Amazon Ramping Their Cloud Teams


If there was any doubt about Amazon being serious about elastic cloud computing and their S3 storage service I think the recent article from Dice News will help answer that.
    This week, Amazon has some 700 openings posted on Dice, primarily in Seattle. Many are in Amazon's cloud services divisions, including Web Services, Elastic Compute Cloud (EC2) and Simple Storage Service (S3). The skills most in demand are development, design, engineering and Java.
I read this as a positive trend in cloud computing growth. In summary, “game on”.

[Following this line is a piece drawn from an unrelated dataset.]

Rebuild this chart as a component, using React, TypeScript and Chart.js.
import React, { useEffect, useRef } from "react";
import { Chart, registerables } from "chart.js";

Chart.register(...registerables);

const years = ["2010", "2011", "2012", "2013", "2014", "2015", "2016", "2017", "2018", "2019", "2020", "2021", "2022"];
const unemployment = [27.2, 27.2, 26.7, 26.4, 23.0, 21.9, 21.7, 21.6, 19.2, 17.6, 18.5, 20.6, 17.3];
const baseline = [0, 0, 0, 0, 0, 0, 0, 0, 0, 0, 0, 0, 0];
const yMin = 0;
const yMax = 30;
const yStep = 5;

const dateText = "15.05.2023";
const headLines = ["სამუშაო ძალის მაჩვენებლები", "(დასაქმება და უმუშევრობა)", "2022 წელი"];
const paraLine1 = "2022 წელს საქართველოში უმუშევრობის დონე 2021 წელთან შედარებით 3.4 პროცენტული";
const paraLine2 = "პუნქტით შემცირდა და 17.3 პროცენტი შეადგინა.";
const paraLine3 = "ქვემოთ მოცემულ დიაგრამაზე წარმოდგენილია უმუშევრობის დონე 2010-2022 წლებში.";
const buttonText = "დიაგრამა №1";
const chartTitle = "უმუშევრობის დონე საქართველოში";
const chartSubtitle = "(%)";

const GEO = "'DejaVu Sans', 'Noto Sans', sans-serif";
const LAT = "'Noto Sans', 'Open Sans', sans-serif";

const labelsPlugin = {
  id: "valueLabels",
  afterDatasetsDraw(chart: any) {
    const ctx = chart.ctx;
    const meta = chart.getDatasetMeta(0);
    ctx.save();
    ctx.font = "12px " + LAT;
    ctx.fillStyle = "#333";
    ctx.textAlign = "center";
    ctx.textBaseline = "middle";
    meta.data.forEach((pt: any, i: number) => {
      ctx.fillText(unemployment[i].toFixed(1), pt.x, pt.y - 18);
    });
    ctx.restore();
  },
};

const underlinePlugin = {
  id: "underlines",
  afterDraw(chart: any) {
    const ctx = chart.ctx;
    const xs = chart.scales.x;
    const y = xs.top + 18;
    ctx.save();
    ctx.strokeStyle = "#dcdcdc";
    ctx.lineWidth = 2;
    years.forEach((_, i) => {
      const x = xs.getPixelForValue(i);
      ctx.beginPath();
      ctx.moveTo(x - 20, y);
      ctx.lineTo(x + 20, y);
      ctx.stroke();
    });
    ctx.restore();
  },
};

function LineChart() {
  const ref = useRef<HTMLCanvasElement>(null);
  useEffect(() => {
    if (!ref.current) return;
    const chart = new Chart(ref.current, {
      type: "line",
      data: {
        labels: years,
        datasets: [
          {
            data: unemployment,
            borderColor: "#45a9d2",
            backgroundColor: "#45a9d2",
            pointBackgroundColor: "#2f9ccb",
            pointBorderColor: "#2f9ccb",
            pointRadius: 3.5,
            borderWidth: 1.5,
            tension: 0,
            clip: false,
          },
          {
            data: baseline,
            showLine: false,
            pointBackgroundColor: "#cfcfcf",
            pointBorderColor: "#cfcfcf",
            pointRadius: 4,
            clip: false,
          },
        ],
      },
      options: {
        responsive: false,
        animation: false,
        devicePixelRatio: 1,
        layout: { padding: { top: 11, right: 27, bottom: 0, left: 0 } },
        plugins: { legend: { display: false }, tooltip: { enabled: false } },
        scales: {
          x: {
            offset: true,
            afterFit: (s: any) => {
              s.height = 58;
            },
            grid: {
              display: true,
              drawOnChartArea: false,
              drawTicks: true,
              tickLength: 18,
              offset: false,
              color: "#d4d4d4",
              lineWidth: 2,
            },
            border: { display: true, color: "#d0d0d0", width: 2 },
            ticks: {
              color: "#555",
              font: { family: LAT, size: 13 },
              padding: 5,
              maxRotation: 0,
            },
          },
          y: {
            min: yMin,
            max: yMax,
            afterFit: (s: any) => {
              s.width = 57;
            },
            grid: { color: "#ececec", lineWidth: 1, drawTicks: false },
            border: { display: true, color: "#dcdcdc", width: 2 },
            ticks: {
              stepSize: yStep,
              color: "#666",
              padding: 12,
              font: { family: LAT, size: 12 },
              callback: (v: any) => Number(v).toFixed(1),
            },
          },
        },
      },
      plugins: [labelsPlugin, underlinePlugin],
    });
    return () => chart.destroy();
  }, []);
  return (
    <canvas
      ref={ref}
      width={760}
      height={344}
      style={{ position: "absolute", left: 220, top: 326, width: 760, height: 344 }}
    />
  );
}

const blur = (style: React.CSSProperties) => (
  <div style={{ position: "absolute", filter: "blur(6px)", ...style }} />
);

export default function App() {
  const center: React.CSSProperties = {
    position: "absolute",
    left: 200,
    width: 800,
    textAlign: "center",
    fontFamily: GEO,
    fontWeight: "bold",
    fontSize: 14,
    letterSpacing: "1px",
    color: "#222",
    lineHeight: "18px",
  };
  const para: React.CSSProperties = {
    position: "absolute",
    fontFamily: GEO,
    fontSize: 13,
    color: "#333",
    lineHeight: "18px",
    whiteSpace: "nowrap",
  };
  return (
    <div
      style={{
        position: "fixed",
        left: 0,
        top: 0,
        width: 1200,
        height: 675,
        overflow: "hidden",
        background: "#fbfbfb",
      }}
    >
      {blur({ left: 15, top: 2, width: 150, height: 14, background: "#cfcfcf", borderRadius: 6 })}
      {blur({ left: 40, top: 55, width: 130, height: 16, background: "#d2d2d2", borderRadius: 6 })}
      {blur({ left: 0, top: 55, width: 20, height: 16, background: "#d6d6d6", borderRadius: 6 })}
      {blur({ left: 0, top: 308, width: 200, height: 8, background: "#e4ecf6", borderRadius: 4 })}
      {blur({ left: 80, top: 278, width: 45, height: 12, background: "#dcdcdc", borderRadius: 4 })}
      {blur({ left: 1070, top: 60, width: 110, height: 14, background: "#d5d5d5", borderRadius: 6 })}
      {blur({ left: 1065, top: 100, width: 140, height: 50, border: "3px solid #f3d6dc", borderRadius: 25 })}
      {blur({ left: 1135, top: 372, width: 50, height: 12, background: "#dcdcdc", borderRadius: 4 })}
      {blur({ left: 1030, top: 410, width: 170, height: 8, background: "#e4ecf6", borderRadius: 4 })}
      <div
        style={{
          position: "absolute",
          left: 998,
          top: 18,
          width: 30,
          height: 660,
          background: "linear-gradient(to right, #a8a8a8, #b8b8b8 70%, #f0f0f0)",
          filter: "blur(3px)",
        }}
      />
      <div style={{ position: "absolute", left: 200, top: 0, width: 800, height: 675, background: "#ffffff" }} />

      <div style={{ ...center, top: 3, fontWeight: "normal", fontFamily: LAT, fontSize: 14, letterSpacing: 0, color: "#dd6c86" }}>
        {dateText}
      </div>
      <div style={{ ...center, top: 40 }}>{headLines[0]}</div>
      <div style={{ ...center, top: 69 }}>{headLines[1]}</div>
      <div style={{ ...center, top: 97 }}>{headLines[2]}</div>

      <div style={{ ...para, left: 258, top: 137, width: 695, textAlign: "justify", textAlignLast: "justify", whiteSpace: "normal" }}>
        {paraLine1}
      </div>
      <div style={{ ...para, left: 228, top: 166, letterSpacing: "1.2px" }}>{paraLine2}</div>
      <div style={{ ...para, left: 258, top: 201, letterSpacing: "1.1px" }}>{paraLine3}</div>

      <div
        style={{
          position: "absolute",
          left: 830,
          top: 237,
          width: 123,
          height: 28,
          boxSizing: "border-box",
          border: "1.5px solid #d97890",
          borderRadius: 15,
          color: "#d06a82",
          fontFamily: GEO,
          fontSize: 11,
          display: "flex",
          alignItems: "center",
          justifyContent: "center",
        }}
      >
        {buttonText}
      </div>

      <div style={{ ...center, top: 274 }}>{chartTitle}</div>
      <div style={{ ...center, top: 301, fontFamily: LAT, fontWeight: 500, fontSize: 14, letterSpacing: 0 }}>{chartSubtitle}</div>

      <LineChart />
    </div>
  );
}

Wednesday, January 19, 2011

Online Invoicing In The Cloud

I recently started moving more of my business into the cloud. The business cloud application examples I’ve written about so far are more related to office productivity - word-processing, spreadsheets, and presentations. I took my small business and put its invoicing into the cloud by using the software as a service model (SAAS). Although I used ZOHO Invoice to do this, I’ll quickly discuss ZOHO along with others in it's class, like FreshBooks.

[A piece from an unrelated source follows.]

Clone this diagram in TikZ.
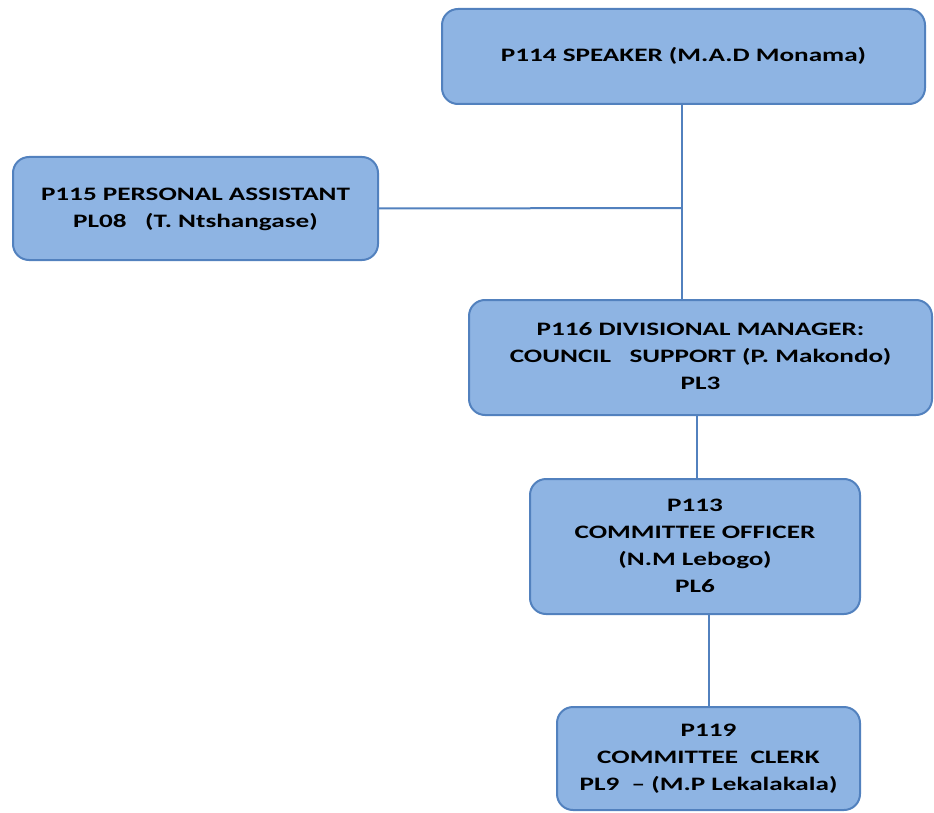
\documentclass[tikz,border=0pt]{standalone}
\usepackage{fontspec}
\setmainfont{Carlito}
\definecolor{boxfill}{RGB}{142,180,227}
\definecolor{boxline}{RGB}{82,129,190}
% widened label text, one or more centred lines
\newcommand{\postlabel}[1]{\scalebox{1.43}[1]{\begin{tabular}{@{}c@{}}#1\end{tabular}}}
\begin{document}
\begin{tikzpicture}[x=1pt,y=-1pt,
  post/.style={draw=boxline,fill=boxfill,line width=2pt,rounded corners=16pt,
    inner sep=0pt,align=center,font=\bfseries\fontsize{19}{27}\selectfont},
  link/.style={draw=boxline,line width=2pt}]
\useasboundingbox (0,0) rectangle (934,813);
\renewcommand{\arraystretch}{1}
\node[post,minimum width=483pt,minimum height=95pt] (spk) at (683.5,56.5) {\postlabel{P114 SPEAKER (M.A.D Monama)}};
\node[post,minimum width=365pt,minimum height=103pt] (pa) at (195.5,208.5) {\postlabel{P115 PERSONAL ASSISTANT\\PL08\ \ \ (T. Ntshangase)}};
\node[post,minimum width=463pt,minimum height=115pt] (dm) at (700.5,357.5) {\postlabel{P116 DIVISIONAL MANAGER:\\COUNCIL\ \ \ SUPPORT (P. Makondo)\\PL3}};
\node[post,minimum width=330pt,minimum height=135pt] (co) at (695,546.5) {\postlabel{P113\\COMMITTEE OFFICER\\(N.M Lebogo)\\PL6}};
\node[post,minimum width=303pt,minimum height=103pt] (clk) at (708.5,758.5) {\postlabel{P119\\COMMITTEE\ \ CLERK\\PL9\ \ -- (M.P Lekalakala)}};
\coordinate (jp) at (682,208);
\draw[link] (682,0 |- spk.south) -- (682,0 |- dm.north);
\draw[link] (pa.east) -- (jp);
\draw[link] (697,0 |- dm.south) -- (697,0 |- co.north);
\draw[link] (709,0 |- co.south) -- (709,0 |- clk.north);
\end{tikzpicture}
\end{document}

By utilizing this model, I’m saving money on software, can work from anywhere (they even have an app for the iPhone), and I look more professional. In addition, I can have multiple users, and I don’t have to deal with software licenses, upgrades or hassle that comes with installing off-the-shelf applications like this. The solution integrates with Google apps and has cool PayPal integration making you look good and boost productivity. While I was finalizing this post, ZOHO released a full accounting module that would of course include invoicing.  (Updated 6/20/11)

Monday, January 17, 2011

Google Draws a Line, Microsoft Stumbles


Google Announces New SLA


Google drew a line in the sand when it announced on January 14, 2011 some changes to its service level agreement (SLA). First, the SLA will no longer have an "out" for planned downtime. Customers will receive SLA credits for any downtime - planned or unplanned. Google claims to be the first major cloud provider to eliminate maintenance windows from its service level agreement.

Previously, Google did not count periods shorter than 10 minutes as downtime. That meant that even though short outages could add up to hours over a long enough period of time, the company had no obligation to compensate users. Google is ending that policy and will now credit users for any amount downtime, no matter how brief.